Now, culled stud stock and top quality Limousin and Limousin-cross cattle, secured through the market place, are grass and grain-fed for a set period of time at Mr MacCubbin’s 210 hectares of owned and leased land at Bairnsdale.
From here, they are processed at Sale, before being packaged, cut up and sold at his Paynesville butcher shop, Riviera Meats.
He now avoids transport and commission fees, yard dues and can remove his livestock from stressful yards.
And at his butcher shop, Mr MacCubbin can proudly declare a consistent and top quality product – and he has the sales to match.
At home on his Cliftonview property, Mr MacCubbin runs a herd of 60 French Pure stud cows.
Their “classic butt shape” and meat yield overrides the disadvantage of horns and Mr MacCubbin is able to turn them out in his shop yielding 63 per cent of their liveweight.
“British breed cattle, in my experience, end up at 53-55pc.”
The smaller bones of the Limousin are the difference, he said.
“You get more meat off the carcase as well; at the end of the day you can end up with $100 more meat on every animal.”

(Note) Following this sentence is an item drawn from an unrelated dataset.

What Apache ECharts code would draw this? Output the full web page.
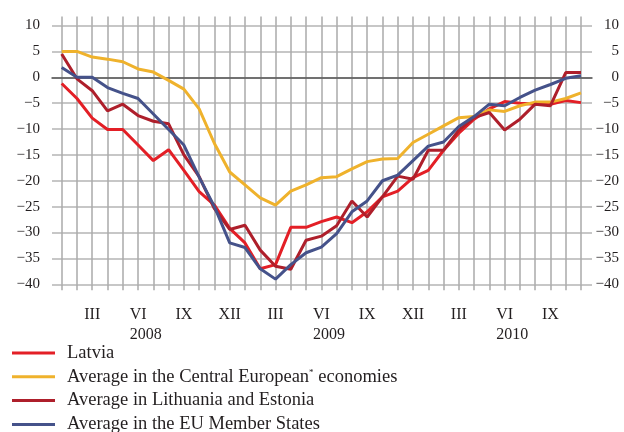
<!DOCTYPE html>
<html>
<head>
<meta charset="utf-8">
<script src="https://cdn.jsdelivr.net/npm/echarts@6/dist/echarts.min.js"></script>
<style>
  html, body { margin: 0; padding: 0; background: #fff; }
  #chart { width: 624px; height: 432px; }
</style>
</head>
<body>
<div id="chart"></div>
<script>
// months Jan 2008 - Nov 2010
var months = ['I','II','III','IV','V','VI','VII','VIII','IX','X','XI','XII',
              'I','II','III','IV','V','VI','VII','VIII','IX','X','XI','XII',
              'I','II','III','IV','V','VI','VII','VIII','IX','X','XI'];
var years = ['2008', '2009', '2010'];

var latvia = [-1.2, -4.1, -7.9, -10.1, -10.1, -13.1, -16.1, -14.0, -18.0, -22.1, -24.7, -29.2,
              -32.0, -37.0, -36.2, -29.0, -29.0, -27.9, -27.0, -28.1, -26.0, -23.1, -22.0, -19.4,
              -18.0, -14.1, -10.8, -8.1, -6.1, -4.7, -5.0, -5.2, -5.2, -4.5, -4.9];
var central = [5.0, 5.0, 3.9, 3.5, 3.0, 1.6, 1.0, -0.6, -2.3, -6.1, -12.8, -18.3,
               -20.8, -23.3, -24.7, -22.0, -20.8, -19.4, -19.2, -17.7, -16.3, -15.8, -15.7, -12.6,
               -11.0, -9.4, -7.8, -7.6, -6.3, -6.6, -5.5, -4.8, -4.8, -4.1, -3.0];
var ltEe = [4.5, -0.3, -2.6, -6.5, -5.2, -7.4, -8.5, -9.0, -15.0, -19.2, -25.4, -29.4,
            -28.6, -33.4, -36.5, -37.1, -31.5, -30.7, -28.7, -23.9, -27.0, -23.1, -19.1, -19.7,
            -14.1, -14.1, -10.2, -7.8, -6.8, -10.2, -8.1, -5.2, -5.5, 0.9, 0.9];
var eu = [1.9, 0, 0, -2.0, -3.1, -4.1, -7.1, -10.1, -13.1, -19.3, -25.0, -32.0,
          -32.9, -37.0, -39.0, -36.2, -33.9, -32.8, -30.2, -26.0, -23.9, -20.0, -18.9, -16.1,
          -13.3, -12.5, -9.5, -7.6, -5.2, -5.5, -3.9, -2.5, -1.4, -0.2, 0.3];

var names = ['Latvia', 'Average in the Central European* economies',
             'Average in Lithuania and Estonia', 'Average in the EU Member States'];
var colors = ['#e31f26', '#efb22c', '#ae1f2b', '#45528a'];

var font = 'Liberation Serif';
var txt = '#231f20';
var gridGray = '#aaaaaa';

function minus(v) { return String(v).replace('-', '\u2212'); }

var myChart = echarts.init(document.getElementById('chart'));

var lineSeries = [latvia, central, ltEe, eu].map(function (d, i) {
    return {
        name: names[i],
        type: 'line',
        xAxisIndex: 1,
        yAxisIndex: 2,
        data: d,
        symbol: 'none',
        lineStyle: { width: 3, color: colors[i] },
        itemStyle: { color: colors[i] },
        z: 3 + (i === 3 ? 1 : 0)
    };
});

option = {
    backgroundColor: '#fff',
    animation: false,
    textStyle: { fontFamily: font },
    grid: [
        { left: 52, top: 25.5, width: 540, height: 258.8 },
        { left: 61.7, top: 25.5, width: 519.3, height: 258.8 },
        { left: 54.1, top: 25.5, width: 549.7, height: 258.8 }
    ],
    legend: {
        orient: 'vertical',
        left: 12,
        top: 343,
        height: 120,
        padding: 0,
        icon: 'rect',
        itemWidth: 43,
        itemHeight: 3,
        itemGap: 3.8,
        data: names,
        formatter: function (name) {
            return name === names[1] ? 'Average in the Central European{sup|*} economies' : name;
        },
        textStyle: {
            fontFamily: font,
            fontSize: 18.5,
            color: txt,
            lineHeight: 20,
            padding: [0, 0, 0, 7],
            rich: {
                sup: { fontSize: 9, fontFamily: font, color: txt, padding: [0, 0, 9, 0] }
            }
        }
    },
    xAxis: [
        {   // zero line across the horizontal grid
            gridIndex: 0, type: 'value', min: 0, max: 1,
            axisLine: { show: true, onZero: true, lineStyle: { color: '#555', width: 1.5 } },
            axisTick: { show: false }, axisLabel: { show: false }, splitLine: { show: false }
        },
        {   // months, vertical grid lines
            gridIndex: 1, type: 'category', data: months, boundaryGap: false,
            axisLine: { show: false, onZero: false },
            axisTick: { show: true, interval: 0, length: 6, lineStyle: { color: gridGray, width: 1.5 } },
            axisLabel: {
                interval: function (i) { return i % 3 === 2; },
                margin: 22, fontSize: 16, fontFamily: font, color: txt
            },
            splitLine: { show: true, interval: 0, lineStyle: { color: gridGray, width: 1.5 } }
        },
        {   // top extension of the vertical lines
            gridIndex: 1, type: 'category', data: months, boundaryGap: false, position: 'top',
            axisLine: { show: false, onZero: false },
            axisTick: { show: true, interval: 0, length: 9, lineStyle: { color: gridGray, width: 1.5 } },
            axisLabel: { show: false }, splitLine: { show: false }
        },
        {   // years
            gridIndex: 2, type: 'category', data: years, boundaryGap: true,
            axisLine: { show: false, onZero: false }, axisTick: { show: false },
            axisLabel: { margin: 42, fontSize: 16, fontFamily: font, color: txt },
            splitLine: { show: false }
        }
    ],
    yAxis: [
        {
            gridIndex: 0, type: 'value', min: -40, max: 10, interval: 5, position: 'left',
            axisLine: { show: false }, axisTick: { show: false },
            axisLabel: { margin: 12, fontSize: 15, fontFamily: font, color: txt, formatter: minus },
            splitLine: { show: true, lineStyle: { color: '#b4b4b4', width: 1.5 } }
        },
        {
            gridIndex: 0, type: 'value', min: -40, max: 10, interval: 5, position: 'right',
            axisLine: { show: false }, axisTick: { show: false },
            axisLabel: { margin: 27, align: 'right', fontSize: 15, fontFamily: font, color: txt, formatter: minus },
            splitLine: { show: false }
        },
        { gridIndex: 1, type: 'value', min: -40, max: 10, interval: 5, show: false },
        { gridIndex: 2, type: 'value', min: -40, max: 10, interval: 5, show: false }
    ],
    series: lineSeries
};

myChart.setOption(option);
</script>
</body>
</html>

Stud heifers and bulls up to 12 months of age are sold through the shop.
Rather than select stud animals and steer the rest, Mr MacCubbin gives bull calves a chance to prove their worth.
Yearly about 30 head of culled stud animals will be sold through the butcher shop.
To meet the demand for about 200 head of cattle, Mr MacCubbin sources Limousin and Limousin-cross cattle from local markets.
They are generally bought in at about 200 cents a kilogram for a 300kg article and cattle are grass-fed for a month to get them up to 350kg.
From here, butcher-destined stock are turned out in a small feeder paddock Mr MacCubbin has designed to feed stock grain and straw for a 70-day period (at a cost of about $2.30 a day) or up to about 450kg.
This latter weight is a guideline and it is the finish of the animal which is most important, Mr MacCubbin said.
Correctly finished, cattle should kill out at about 250kg carcase weight and be sold for about $3.60/kg, he said.
On a 250kg carcase, this equates to a return of about $900.
“At the end of the day I value-add about $150 a head.”
Maintaining the stud, backgrounding and butcher businesses is hard work and Mr MacCubbin said over time, the stud operation may be scaled back.
“You’ve got to ask the question, is backgrounding cattle and value-adding via the shop, a better option down the track?”
But maintaining options remains important to Mr MacCubbin.
“At the end of the day I’ve got a stud breeding herd and can sell progeny either as bulls or stud breeders.
“If they don’t make the grade, I can feed them on and whack them through the shop.”